(begin)
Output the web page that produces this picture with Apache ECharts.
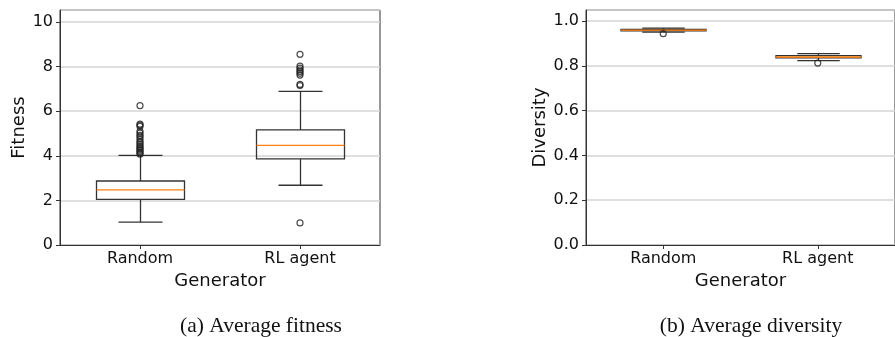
<!DOCTYPE html>
<html>
<head>
<meta charset="utf-8">
<script src="https://cdn.jsdelivr.net/npm/echarts@6/dist/echarts.min.js"></script>
<style>
html,body{margin:0;padding:0;background:#fff;}
#chart{width:895px;height:337px;}
</style>
</head>
<body>
<div id="chart"></div>
<script>
// ---- data ----
const categories = ['Random', 'RL agent'];
// [lower whisker, Q1, median, Q3, upper whisker]
const fitnessRandom = [1.03, 2.05, 2.47, 2.87, 4.02];
const fitnessRL = [2.68, 3.86, 4.47, 5.16, 6.89];
const fitnessOutliersRandom = [6.25, 5.42, 5.38, 5.32, 5.1, 5.02, 4.92, 4.85, 4.75, 4.65, 4.58, 4.5, 4.42, 4.36, 4.3, 4.24, 4.18, 4.12, 4.07];
const fitnessOutliersRL = [8.55, 8.02, 7.93, 7.85, 7.78, 7.7, 7.62, 7.2, 7.15, 0.99];
const diversityRandom = [0.951, 0.957, 0.960, 0.963, 0.969];
const diversityRL = [0.824, 0.836, 0.840, 0.846, 0.855];
const diversityOutliersRandom = [0.944];
const diversityOutliersRL = [0.813];
const fitnessTicks = [0, 2, 4, 6, 8, 10];
const diversityTicks = [0.0, 0.2, 0.4, 0.6, 0.8, 1.0];
const captions = ['(a) Average fitness', '(b) Average diversity'];

// ---- styling ----
const FRAME = '#333';
const GRIDC = '#d4d4d4';
const MEDIAN = '#ff7f0e';
const BOXC = '#333';
const TICKF = {fontFamily: 'DejaVu Sans', fontSize: 16, color: '#111'};

function renderBox(params, api) {
  const x = api.value(0);
  const lo = api.coord([x, api.value(1)]);
  const q1 = api.coord([x, api.value(2)]);
  const md = api.coord([x, api.value(3)]);
  const q3 = api.coord([x, api.value(4)]);
  const hi = api.coord([x, api.value(5)]);
  const band = api.size([1, 0])[0];
  const cx = Math.round(lo[0]) + 0.5;
  const hw = band * 0.275;
  const cw = hw / 2;
  const ls = {stroke: BOXC, lineWidth: 1.3, fill: null};
  return {
    type: 'group',
    children: [
      {type: 'line', shape: {x1: cx, y1: q1[1], x2: cx, y2: lo[1]}, style: ls},
      {type: 'line', shape: {x1: cx, y1: q3[1], x2: cx, y2: hi[1]}, style: ls},
      {type: 'line', shape: {x1: cx - cw, y1: lo[1], x2: cx + cw, y2: lo[1]}, style: ls},
      {type: 'line', shape: {x1: cx - cw, y1: hi[1], x2: cx + cw, y2: hi[1]}, style: ls},
      {type: 'rect', shape: {x: cx - hw, y: q3[1], width: 2 * hw, height: q1[1] - q3[1]}, style: ls},
      {type: 'line', shape: {x1: cx - hw, y1: md[1], x2: cx + hw, y2: md[1]}, style: {stroke: MEDIAN, lineWidth: 1.3}}
    ]
  };
}

function boxData(a, b) {
  return [[0].concat(a), [1].concat(b)];
}
function outlierData(a, b) {
  return a.map(v => [0, v]).concat(b.map(v => [1, v]));
}

function xAxisDef(gi) {
  return {
    type: 'category', gridIndex: gi, data: categories,
    name: 'Generator', nameLocation: 'middle', nameGap: 27,
    nameTextStyle: {fontFamily: 'DejaVu Sans', fontSize: 18, color: '#111'},
    axisLine: {show: true, lineStyle: {color: FRAME, width: 1}},
    axisTick: {show: true, alignWithLabel: true, length: 4, lineStyle: {color: FRAME}},
    axisLabel: Object.assign({margin: 6}, TICKF),
    splitLine: {show: false}
  };
}

const option = {
  animation: false,
  backgroundColor: '#fff',
  grid: [
    {left: 60, top: 10, width: 320, height: 235, show: true, borderColor: FRAME, borderWidth: 1, backgroundColor: 'transparent'},
    {left: 586, top: 10, width: 320, height: 235, show: true, borderColor: FRAME, borderWidth: 1, backgroundColor: 'transparent'}
  ],
  xAxis: [xAxisDef(0), xAxisDef(1)],
  yAxis: [
    {
      type: 'value', gridIndex: 0, min: 0, max: 10.54, interval: 2,
      name: 'Fitness', nameLocation: 'middle', nameGap: 31,
      nameTextStyle: {fontFamily: 'DejaVu Sans', fontSize: 18, color: '#111'},
      axisLine: {show: true, lineStyle: {color: FRAME}},
      axisTick: {show: true, length: 4, lineStyle: {color: FRAME}},
      axisLabel: Object.assign({margin: 7, showMaxLabel: false,
        formatter: v => fitnessTicks.indexOf(v) >= 0 ? String(v) : ''}, TICKF),
      splitLine: {show: true, lineStyle: {color: GRIDC, width: 1.5}}
    },
    {
      type: 'value', gridIndex: 1, min: 0, max: 1.05, interval: 0.2,
      name: 'Diversity', nameLocation: 'middle', nameGap: 37,
      nameTextStyle: {fontFamily: 'DejaVu Sans', fontSize: 18, color: '#111'},
      axisLine: {show: true, lineStyle: {color: FRAME}},
      axisTick: {show: true, length: 4, lineStyle: {color: FRAME}},
      axisLabel: Object.assign({margin: 7, showMaxLabel: false,
        formatter: v => {
          const hit = diversityTicks.find(t => Math.abs(t - v) < 1e-9);
          return hit === undefined ? '' : hit.toFixed(1);
        }}, TICKF),
      splitLine: {show: true, lineStyle: {color: GRIDC, width: 1.5}}
    }
  ],
  series: [
    {
      type: 'custom', xAxisIndex: 0, yAxisIndex: 0, renderItem: renderBox,
      encode: {x: 0, y: [1, 2, 3, 4, 5]}, data: boxData(fitnessRandom, fitnessRL), silent: true
    },
    {
      type: 'scatter', xAxisIndex: 0, yAxisIndex: 0, symbol: 'circle', symbolSize: 6,
      itemStyle: {color: 'rgba(0,0,0,0)', borderColor: '#222', borderWidth: 1.2},
      data: outlierData(fitnessOutliersRandom, fitnessOutliersRL), silent: true
    },
    {
      type: 'custom', xAxisIndex: 1, yAxisIndex: 1, renderItem: renderBox,
      encode: {x: 0, y: [1, 2, 3, 4, 5]}, data: boxData(diversityRandom, diversityRL), silent: true
    },
    {
      type: 'scatter', xAxisIndex: 1, yAxisIndex: 1, symbol: 'circle', symbolSize: 6,
      itemStyle: {color: 'rgba(0,0,0,0)', borderColor: '#222', borderWidth: 1.2},
      data: outlierData(diversityOutliersRandom, diversityOutliersRL), silent: true
    }
  ],
  graphic: [
    {type: 'text', x: 261, y: 326, style: {text: captions[0], font: '21.5px "Liberation Serif"', fill: '#111', textAlign: 'center', textVerticalAlign: 'middle'}},
    {type: 'text', x: 751, y: 326, style: {text: captions[1], font: '21.5px "Liberation Serif"', fill: '#111', textAlign: 'center', textVerticalAlign: 'middle'}}
  ]
};

const chart = echarts.init(document.getElementById('chart'), null, {renderer: 'canvas'});
chart.setOption(option);
</script>
</body>
</html>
(end)
SET PROBLEM
Quote the data above in full, leaving out the pictures it holds.

CORRECT OUTPUT
Output the web page that produces this picture with Apache ECharts.
<!DOCTYPE html>
<html>
<head>
<meta charset="utf-8">
<script src="https://cdn.jsdelivr.net/npm/echarts@6/dist/echarts.min.js"></script>
<style>
html,body{margin:0;padding:0;background:#fff;}
#chart{width:895px;height:337px;}
</style>
</head>
<body>
<div id="chart"></div>
<script>
// ---- data ----
const categories = ['Random', 'RL agent'];
// [lower whisker, Q1, median, Q3, upper whisker]
const fitnessRandom = [1.03, 2.05, 2.47, 2.87, 4.02];
const fitnessRL = [2.68, 3.86, 4.47, 5.16, 6.89];
const fitnessOutliersRandom = [6.25, 5.42, 5.38, 5.32, 5.1, 5.02, 4.92, 4.85, 4.75, 4.65, 4.58, 4.5, 4.42, 4.36, 4.3, 4.24, 4.18, 4.12, 4.07];
const fitnessOutliersRL = [8.55, 8.02, 7.93, 7.85, 7.78, 7.7, 7.62, 7.2, 7.15, 0.99];
const diversityRandom = [0.951, 0.957, 0.960, 0.963, 0.969];
const diversityRL = [0.824, 0.836, 0.840, 0.846, 0.855];
const diversityOutliersRandom = [0.944];
const diversityOutliersRL = [0.813];
const fitnessTicks = [0, 2, 4, 6, 8, 10];
const diversityTicks = [0.0, 0.2, 0.4, 0.6, 0.8, 1.0];
const captions = ['(a) Average fitness', '(b) Average diversity'];

// ---- styling ----
const FRAME = '#333';
const GRIDC = '#d4d4d4';
const MEDIAN = '#ff7f0e';
const BOXC = '#333';
const TICKF = {fontFamily: 'DejaVu Sans', fontSize: 16, color: '#111'};

function renderBox(params, api) {
  const x = api.value(0);
  const lo = api.coord([x, api.value(1)]);
  const q1 = api.coord([x, api.value(2)]);
  const md = api.coord([x, api.value(3)]);
  const q3 = api.coord([x, api.value(4)]);
  const hi = api.coord([x, api.value(5)]);
  const band = api.size([1, 0])[0];
  const cx = Math.round(lo[0]) + 0.5;
  const hw = band * 0.275;
  const cw = hw / 2;
  const ls = {stroke: BOXC, lineWidth: 1.3, fill: null};
  return {
    type: 'group',
    children: [
      {type: 'line', shape: {x1: cx, y1: q1[1], x2: cx, y2: lo[1]}, style: ls},
      {type: 'line', shape: {x1: cx, y1: q3[1], x2: cx, y2: hi[1]}, style: ls},
      {type: 'line', shape: {x1: cx - cw, y1: lo[1], x2: cx + cw, y2: lo[1]}, style: ls},
      {type: 'line', shape: {x1: cx - cw, y1: hi[1], x2: cx + cw, y2: hi[1]}, style: ls},
      {type: 'rect', shape: {x: cx - hw, y: q3[1], width: 2 * hw, height: q1[1] - q3[1]}, style: ls},
      {type: 'line', shape: {x1: cx - hw, y1: md[1], x2: cx + hw, y2: md[1]}, style: {stroke: MEDIAN, lineWidth: 1.3}}
    ]
  };
}

function boxData(a, b) {
  return [[0].concat(a), [1].concat(b)];
}
function outlierData(a, b) {
  return a.map(v => [0, v]).concat(b.map(v => [1, v]));
}

function xAxisDef(gi) {
  return {
    type: 'category', gridIndex: gi, data: categories,
    name: 'Generator', nameLocation: 'middle', nameGap: 27,
    nameTextStyle: {fontFamily: 'DejaVu Sans', fontSize: 18, color: '#111'},
    axisLine: {show: true, lineStyle: {color: FRAME, width: 1}},
    axisTick: {show: true, alignWithLabel: true, length: 4, lineStyle: {color: FRAME}},
    axisLabel: Object.assign({margin: 6}, TICKF),
    splitLine: {show: false}
  };
}

const option = {
  animation: false,
  backgroundColor: '#fff',
  grid: [
    {left: 60, top: 10, width: 320, height: 235, show: true, borderColor: FRAME, borderWidth: 1, backgroundColor: 'transparent'},
    {left: 586, top: 10, width: 320, height: 235, show: true, borderColor: FRAME, borderWidth: 1, backgroundColor: 'transparent'}
  ],
  xAxis: [xAxisDef(0), xAxisDef(1)],
  yAxis: [
    {
      type: 'value', gridIndex: 0, min: 0, max: 10.54, interval: 2,
      name: 'Fitness', nameLocation: 'middle', nameGap: 31,
      nameTextStyle: {fontFamily: 'DejaVu Sans', fontSize: 18, color: '#111'},
      axisLine: {show: true, lineStyle: {color: FRAME}},
      axisTick: {show: true, length: 4, lineStyle: {color: FRAME}},
      axisLabel: Object.assign({margin: 7, showMaxLabel: false,
        formatter: v => fitnessTicks.indexOf(v) >= 0 ? String(v) : ''}, TICKF),
      splitLine: {show: true, lineStyle: {color: GRIDC, width: 1.5}}
    },
    {
      type: 'value', gridIndex: 1, min: 0, max: 1.05, interval: 0.2,
      name: 'Diversity', nameLocation: 'middle', nameGap: 37,
      nameTextStyle: {fontFamily: 'DejaVu Sans', fontSize: 18, color: '#111'},
      axisLine: {show: true, lineStyle: {color: FRAME}},
      axisTick: {show: true, length: 4, lineStyle: {color: FRAME}},
      axisLabel: Object.assign({margin: 7, showMaxLabel: false,
        formatter: v => {
          const hit = diversityTicks.find(t => Math.abs(t - v) < 1e-9);
          return hit === undefined ? '' : hit.toFixed(1);
        }}, TICKF),
      splitLine: {show: true, lineStyle: {color: GRIDC, width: 1.5}}
    }
  ],
  series: [
    {
      type: 'custom', xAxisIndex: 0, yAxisIndex: 0, renderItem: renderBox,
      encode: {x: 0, y: [1, 2, 3, 4, 5]}, data: boxData(fitnessRandom, fitnessRL), silent: true
    },
    {
      type: 'scatter', xAxisIndex: 0, yAxisIndex: 0, symbol: 'circle', symbolSize: 6,
      itemStyle: {color: 'rgba(0,0,0,0)', borderColor: '#222', borderWidth: 1.2},
      data: outlierData(fitnessOutliersRandom, fitnessOutliersRL), silent: true
    },
    {
      type: 'custom', xAxisIndex: 1, yAxisIndex: 1, renderItem: renderBox,
      encode: {x: 0, y: [1, 2, 3, 4, 5]}, data: boxData(diversityRandom, diversityRL), silent: true
    },
    {
      type: 'scatter', xAxisIndex: 1, yAxisIndex: 1, symbol: 'circle', symbolSize: 6,
      itemStyle: {color: 'rgba(0,0,0,0)', borderColor: '#222', borderWidth: 1.2},
      data: outlierData(diversityOutliersRandom, diversityOutliersRL), silent: true
    }
  ],
  graphic: [
    {type: 'text', x: 261, y: 326, style: {text: captions[0], font: '21.5px "Liberation Serif"', fill: '#111', textAlign: 'center', textVerticalAlign: 'middle'}},
    {type: 'text', x: 751, y: 326, style: {text: captions[1], font: '21.5px "Liberation Serif"', fill: '#111', textAlign: 'center', textVerticalAlign: 'middle'}}
  ]
};

const chart = echarts.init(document.getElementById('chart'), null, {renderer: 'canvas'});
chart.setOption(option);
</script>
</body>
</html>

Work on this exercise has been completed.